The US government’s reaction to attacks on vessels in the Red Sea on Sunday has been a mixture of blaming Iran and downplaying the threat to the US Navy.
The episode began when three commercial vessels came under attack from Iran-backed Houthis on Sunday. USS Carney responded to the vessels’ distress calls and shot down three drones. It too got targeted, according to some Pentagon reports. But later the Pentagon claimed they were not sure if US warships are being targeted by the Houthis.
However, in a presser Monday afternoon, national security advisor Jake Sullivan pointed the finger at Iran.
“We have every reason to believe these attacks, while they were launched by the Houthis in Yemen, are fully enabled by Iran,” he said, reiterating an earlier statement from Centcom.
Sullivan added that talks are being held with US allies to set up “a maritime task force of sorts” to ensure safe passage for ships in the Red Sea.
The Biden administration has been trying hard to avoid direct confrontation with Iran –and a potential escalation of war in the region. But continued targeting of American troops and interests is making this strategy untenable.

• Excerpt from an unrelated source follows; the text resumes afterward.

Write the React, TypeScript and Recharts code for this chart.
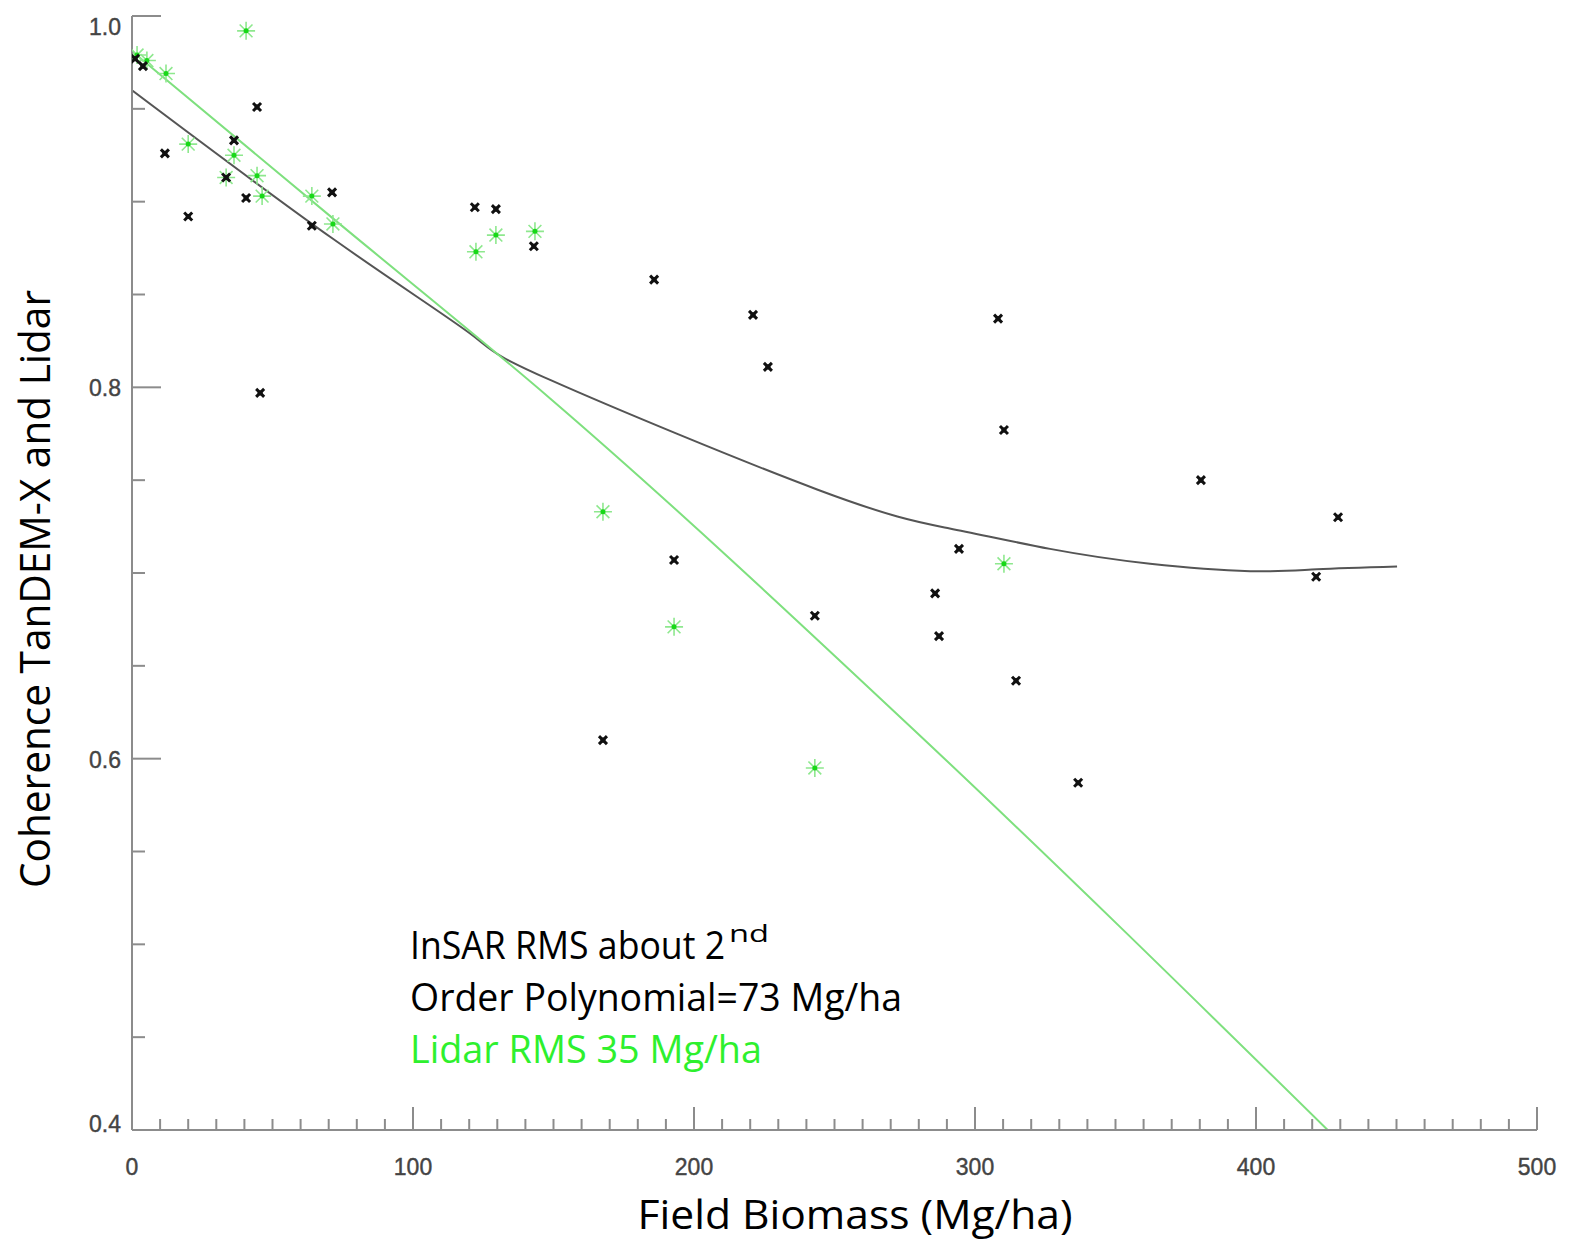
import React from "react";
import { ComposedChart, Line, Scatter, XAxis, YAxis } from "recharts";

// InSAR coherence (black crosses)
const insarBiomass = [1.1, 3.9, 11.7, 20.0, 33.5, 36.3, 40.6, 44.5, 45.6, 64.0, 71.2, 122.0, 129.5, 143.0, 167.6, 185.8, 192.9, 221.0, 226.3, 243.0, 285.8, 287.2, 294.3, 308.2, 310.3, 314.6, 336.7, 380.4, 421.4, 429.2];
const insarCoherence = [0.977, 0.973, 0.926, 0.892, 0.913, 0.933, 0.902, 0.951, 0.797, 0.887, 0.905, 0.897, 0.896, 0.876, 0.61, 0.858, 0.707, 0.839, 0.811, 0.677, 0.689, 0.666, 0.713, 0.837, 0.777, 0.642, 0.587, 0.75, 0.698, 0.73];

// Lidar (green asterisks)
const lidarBiomass = [1.8, 5.3, 12.1, 20.0, 33.5, 36.3, 40.6, 44.5, 46.3, 64.0, 71.5, 122.4, 129.5, 143.4, 167.6, 192.9, 243.0, 310.3];
const lidarValue = [0.979, 0.976, 0.969, 0.931, 0.913, 0.925, 0.992, 0.914, 0.903, 0.903, 0.888, 0.873, 0.882, 0.884, 0.733, 0.671, 0.595, 0.705];

// fitted curves
const insarFitX = [0, 71.5, 120.3, 148.8, 243.8, 291, 326.7, 362.3, 397.9, 421.7, 450.2];
const insarFitY = [0.96, 0.88, 0.829, 0.804, 0.745, 0.724, 0.713, 0.705, 0.701, 0.702, 0.7035];
const lidarFitX = [0, 71.5, 148.8, 277.9, 425.5];
const lidarFitY = [0.981, 0.891, 0.794, 0.616, 0.4];

const xTicks = [0, 10, 20, 30, 40, 50, 60, 70, 80, 90, 100, 110, 120, 130, 140, 150, 160, 170, 180, 190, 200, 210, 220, 230, 240, 250, 260, 270, 280, 290, 300, 310, 320, 330, 340, 350, 360, 370, 380, 390, 400, 410, 420, 430, 440, 450, 460, 470, 480, 490, 500];
const xLabels = [0, 100, 200, 300, 400, 500];
const yTicks = [0.4, 0.45, 0.5, 0.55, 0.6, 0.65, 0.7, 0.75, 0.8, 0.85, 0.9, 0.95, 1.0];
const yLabels = [0.4, 0.6, 0.8, 1.0];

const zip = (xs: number[], ys: number[]) => xs.map((x, i) => ({ x, y: ys[i] }));
const insarPoints = zip(insarBiomass, insarCoherence);
const lidarPoints = zip(lidarBiomass, lidarValue);
const insarFit = zip(insarFitX, insarFitY);
const lidarFit = zip(lidarFitX, lidarFitY);

const AXIS = "#8c8c8c";
const LABEL = "#444";
const tickFont = { fontFamily: "Liberation Sans, Arial, sans-serif", fontSize: 23, fill: LABEL, stroke: LABEL, strokeWidth: 0.4 };

function BottomTick({ x, y, payload }: any) {
  const major = xLabels.includes(payload.value);
  return (
    <g>
      <line x1={x} y1={y} x2={x} y2={y - (major ? 23 : 11)} stroke={AXIS} strokeWidth={2} />
      {major && (
        <text x={x} y={y + 45} textAnchor="middle" {...tickFont}>
          {payload.value}
        </text>
      )}
    </g>
  );
}

function TopTick({ x, y, payload }: any) {
  const major = xLabels.includes(payload.value);
  return <line x1={x} y1={y} x2={x} y2={y + (major ? 23 : 11)} stroke={AXIS} strokeWidth={2} />;
}

function LeftTick({ x, y, payload }: any) {
  const major = yLabels.includes(payload.value);
  const nudge = payload.value === 1.0 ? 19 : payload.value === 0.4 ? 2 : 9;
  return (
    <g>
      <line x1={x} y1={y} x2={x + (major ? 29 : 13)} y2={y} stroke={AXIS} strokeWidth={2} />
      {major && (
        <text x={x - 11} y={y + nudge} textAnchor="end" {...tickFont}>
          {payload.value.toFixed(1)}
        </text>
      )}
    </g>
  );
}

function RightTick({ x, y, payload }: any) {
  const major = yLabels.includes(payload.value);
  return <line x1={x} y1={y} x2={x - (major ? 29 : 13)} y2={y} stroke={AXIS} strokeWidth={2} />;
}

function Cross({ cx, cy }: any) {
  return (
    <g>
      <path
        d={`M${cx - 4},${cy - 4}L${cx + 4},${cy + 4}M${cx + 4},${cy - 4}L${cx - 4},${cy + 4}`}
        stroke="#111"
        strokeWidth={3}
      />
      <rect x={cx - 2.5} y={cy - 2.5} width={5} height={5} fill="#111" />
    </g>
  );
}

function Star({ cx, cy }: any) {
  const r = 9;
  const d = 6.4;
  return (
    <g>
      <path
        d={`M${cx - r},${cy}H${cx + r}M${cx},${cy - r}V${cy + r}M${cx - d},${cy - d}L${cx + d},${cy + d}M${cx + d},${cy - d}L${cx - d},${cy + d}`}
        stroke="#8ee88e"
        strokeWidth={1.6}
      />
      <circle cx={cx} cy={cy} r={2.5} fill="#18d818" />
    </g>
  );
}

const titleFont = "Open Sans, Noto Sans, sans-serif";

export default function App() {
  return (
    <div style={{ position: "relative", width: 1569, height: 1243, background: "#fff" }}>
      <style>{"body{margin:0}"}</style>
      <ComposedChart width={1569} height={1243} margin={{ top: 16, right: 32, bottom: 0, left: 0 }}>
        <XAxis
          dataKey="x"
          type="number"
          domain={[0, 500]}
          ticks={xTicks}
          interval={0}
          height={113}
          tickSize={0}
          tickMargin={0}
          tickLine={false}
          axisLine={{ stroke: AXIS, strokeWidth: 2 }}
          tick={BottomTick}
          allowDataOverflow
        />
        <XAxis
          xAxisId="top"
          orientation="top"
          dataKey="x"
          type="number"
          domain={[0, 500]}
          ticks={xTicks}
          interval={0}
          height={0}
          tickSize={0}
          tickMargin={0}
          tickLine={false}
          axisLine={{ stroke: AXIS, strokeWidth: 2 }}
          tick={TopTick}
          allowDataOverflow
        />
        <YAxis
          dataKey="y"
          type="number"
          domain={[0.4, 1.0]}
          ticks={yTicks}
          interval={0}
          width={132}
          tickSize={0}
          tickMargin={0}
          tickLine={false}
          axisLine={{ stroke: AXIS, strokeWidth: 2 }}
          tick={LeftTick}
          allowDataOverflow
        />
        <YAxis
          yAxisId="right"
          orientation="right"
          dataKey="y"
          type="number"
          domain={[0.4, 1.0]}
          ticks={yTicks}
          interval={0}
          width={0}
          tickSize={0}
          tickMargin={0}
          tickLine={false}
          axisLine={{ stroke: AXIS, strokeWidth: 2 }}
          tick={RightTick}
          allowDataOverflow
        />
        <Line data={insarFit} dataKey="y" type="natural" stroke="#555" strokeWidth={2} dot={false} isAnimationActive={false} />
        <Line data={lidarFit} dataKey="y" type="monotone" stroke="#7ee07e" strokeWidth={2} dot={false} isAnimationActive={false} />
        <Scatter data={lidarPoints} dataKey="y" shape={Star} isAnimationActive={false} />
        <Scatter data={insarPoints} dataKey="y" shape={Cross} isAnimationActive={false} />
      </ComposedChart>

      <svg width={1569} height={1243} style={{ position: "absolute", left: 0, top: 0, pointerEvents: "none" }}>
        <text
          transform="translate(50,589) rotate(-90)"
          textAnchor="middle"
          fontFamily={titleFont}
          fontSize={42}
          textLength={598}
          lengthAdjust="spacingAndGlyphs"
          fill="#000"
        >
          Coherence TanDEM-X and Lidar
        </text>
        <text
          x={855}
          y={1229}
          textAnchor="middle"
          fontFamily={titleFont}
          fontSize={40}
          textLength={435}
          lengthAdjust="spacingAndGlyphs"
          fill="#000"
        >
          Field Biomass (Mg/ha)
        </text>
        <text x={410} y={959} fontFamily={titleFont} fontSize={38} fill="#000">
          <tspan textLength={315} lengthAdjust="spacingAndGlyphs">InSAR RMS about 2</tspan>
          <tspan dx={4} dy={-17} fontSize={23} textLength={40} lengthAdjust="spacingAndGlyphs">nd</tspan>
        </text>
        <text x={410} y={1011} fontFamily={titleFont} fontSize={38} textLength={492} lengthAdjust="spacingAndGlyphs" fill="#000">
          Order Polynomial=73 Mg/ha
        </text>
        <text x={410} y={1063} fontFamily={titleFont} fontSize={38} textLength={352} lengthAdjust="spacingAndGlyphs" fill="#2ef02e">
          Lidar RMS 35 Mg/ha
        </text>
      </svg>
    </div>
  );
}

Lara Seligman of Politico tweeted that “An hours-long firefight involving U.S. commercial vessels in the Red Sea this weekend has left some U.S. officials frustrated by what they see as the Biden administration’s deliberate downplaying of a major threat to American forces.”
Middle East expert Charles Lister also tweeted, “Two DOD sources told me today that the Biden White House has placed (in the words of one) ‘every possible handcuff’ on DOD’s ability to respond to Iran proxy attacks.”
We do need to be more aggressive and push back against Iran,” said Senator Joni Ernst Monday. “This would continue to escalate if we have such a milk-toast response from this administration.”
Biden critics say his approach has emboldened Iran and its proxies. On the Capitol, some call his strategy “appeasement” and are pushing for tougher actions.
“What is it going to take for the Biden administration to take action to stop Iran,” asked Congressman Mike Waltz in an interview with Fox News Monday. “Our sailors under direct fire from Iranian-made missiles & drones deserve better.”
In the past few weeks, the Houthis have attacked several vessels in the Red Sea and launched drones and missiles towards Israel. But they had avoided targeting the Americans – until last weekend.
The more recent wave of Houthi attacks can thus be read as a clear escalation, which could make it harder for Biden and his team to shrug off the role of the regime in Tehran as well as the link to the war on Gaza.
Despite clear messaging from the Houthis in Yemen, both the US and Israel seem to prefer to portray the Red Sea debacle as a separate issue unrelated to Israel's attacks in Gaza. Yet neither have ruled out the possibility of a military response to Houthi attacks.
“If we make the assessment or feel the need to respond, we will always make that decision at a time or place of our choosing,” a Pentagon official was quoted as saying by Politico.
The US has struck back at Iran proxies in Iraq and Syria several times in recent weeks. On Sunday, a US drone killed five militants in Iraq, whom, according to the Pentagon, were preparing to “launch a one-way attack drone.”
Monday afternoon, Centcom published another statement detailing yet another rocket attack on a US base in Syria on the weekend. “There were no injuries to personnel or damage to equipment,” the statement said, confirming that 15 rockets had been fired from “a fuel truck modified to launch up to 20 rockets” in Iraq.
Addressing the ongoing attacks by Iran proxies on American troops across the Middle East, Senator Pete Ricketts blamed the Biden administration and reiterated what seems to be a growing consensus in Washington. “The only thing they understand is strength,” he said. “And when we project weakness like we are, we’re only encouraging them to continue to attack us.”